The term "Bombay" or "blackwood" applies to a rather extensive class of furniture pieces originally manufactured in the city of Bombay (now Mumbai) and in the towns of Surat and Ahmedabad in India.

Bombay furniture has influences from England, France, and Holland. In 1850 there were six main furniture shops in Bombay, with five to ten workmen in each shop.

The wood used is Shisham or blackwood (Dalbergia), a hard-grained dark-colored timber which with proper treatment assumes a beautiful natural polish. The blackwood was often brought from Cochin or further down the Malabar coast. Much of the so-called Bombay furniture is clumsy and inelegant in form, defects which it is suggested by experts, like Sir George Birdwood, it owes to the circumstance that the original models were Dutch. In some cases, intricate Indian carvings were applied to European shapes of furniture. Some of the smaller articles, such as flower stands, small tables, and ornamental stands, are, however, of exceedingly graceful contour, and good examples are highly prized by collectors. The carving at its best is lace-like in character, and apart from its inherent beauty is attractive on account of the ingenuity shown by the worker in adapting his design in detail to the purpose of the article he is fashioning.

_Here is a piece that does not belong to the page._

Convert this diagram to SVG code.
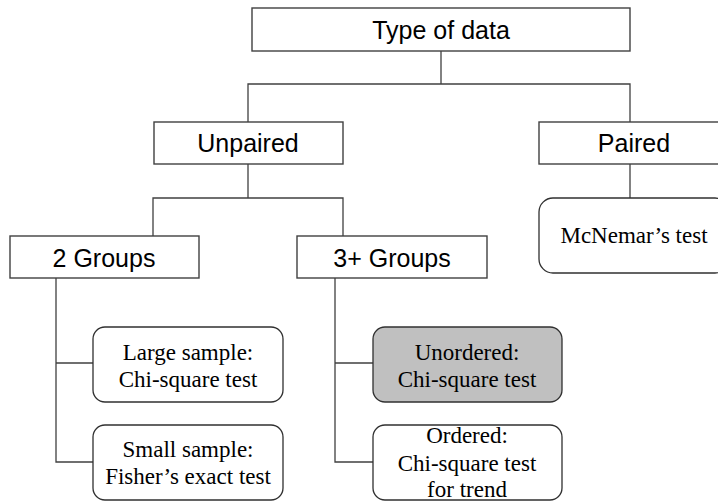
<svg xmlns="http://www.w3.org/2000/svg" width="718" height="501" viewBox="0 0 718 501">
<style>
.box{fill:#fff;stroke:#404040;stroke-width:1.4}
.test{fill:#fff;stroke:#303030;stroke-width:1.3}
.hl{fill:#c0c0c0}
.sans{font-family:"Liberation Sans",Arial,sans-serif;font-size:25px;fill:#000;text-anchor:middle}
.serif{font-family:"Liberation Serif","Times New Roman",serif;font-size:23px;fill:#000;text-anchor:middle}
.conn{fill:none;stroke:#404040;stroke-width:1.3}
</style>
<rect width="718" height="501" fill="#fff"/>
<g id="connectors">
<path class="conn" d="M441,51 V84 M248,122 V84 H630 V122"/>
<path class="conn" d="M248,164 V198 M153,236 V198 H343 V236"/>
<path class="conn" d="M630,164 V198"/>
<path class="conn" d="M56,278 V462 H93 M56,363 H93"/>
<path class="conn" d="M335,278 V462 H373 M335,363 H373"/>
</g>
<g id="type-of-data">
<rect class="box" x="252" y="8" width="378" height="43"/>
<text class="sans" x="441" y="39">Type of data</text>
</g>
<g id="unpaired">
<rect class="box" x="154" y="122" width="189" height="42"/>
<text class="sans" x="248" y="152">Unpaired</text>
</g>
<g id="paired">
<rect class="box" x="539" y="122" width="190" height="42"/>
<text class="sans" x="634" y="152">Paired</text>
</g>
<g id="mcnemar">
<rect class="test" x="539" y="198" width="190" height="75" rx="14"/>
<text class="serif" x="634" y="243">McNemar’s test</text>
</g>
<g id="two-groups">
<rect class="box" x="10" y="236" width="189" height="42"/>
<text class="sans" x="104" y="267">2 Groups</text>
</g>
<g id="three-groups">
<rect class="box" x="297" y="236" width="190" height="42"/>
<text class="sans" x="392" y="267">3+ Groups</text>
</g>
<g id="large-sample">
<rect class="test" x="93" y="327" width="190" height="75" rx="12"/>
<text class="serif" x="188" y="360">Large sample:</text>
<text class="serif" x="188" y="387">Chi-square test</text>
</g>
<g id="small-sample">
<rect class="test" x="93" y="425" width="190" height="75" rx="12"/>
<text class="serif" x="188" y="457">Small sample:</text>
<text class="serif" x="188" y="484">Fisher’s exact test</text>
</g>
<g id="unordered">
<rect class="test hl" x="373" y="327" width="189" height="75" rx="12"/>
<text class="serif" x="467" y="360">Unordered:</text>
<text class="serif" x="467" y="387">Chi-square test</text>
</g>
<g id="ordered">
<rect class="test" x="373" y="425" width="189" height="75" rx="12"/>
<text class="serif" x="467" y="443">Ordered:</text>
<text class="serif" x="467" y="471">Chi-square test</text>
<text class="serif" x="467" y="497">for trend</text>
</g>
</svg>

The workmen who manufacture the most artistic Bombay furniture are a special class with inherited traditions. Shopkeepers were often Parsi while the workers commonly came from Gujarat and Kutch. Often a man knows only one design, which has been transmitted to him by his father, who in his turn had had it from his father before him. In the early 1900s under European auspices efforts were made with a certain measure of success to modernize the industry by introducing portions of the native work into furniture of Western design. In the main, however, the conventional patterns were still adhered to. Bombay boxes are inlaid in geometrical patterns on wood. The inlaying materials consist of the wire, sandal wood, sappanwood, ebony, ivory and stags' horns, and the effect produced by the combination of minute pieces of these various substances is altogether peculiar and distinctive. The pattern is first drawn on paper and subsequently on the wood. Furniture makers used the adze, chisel and drill.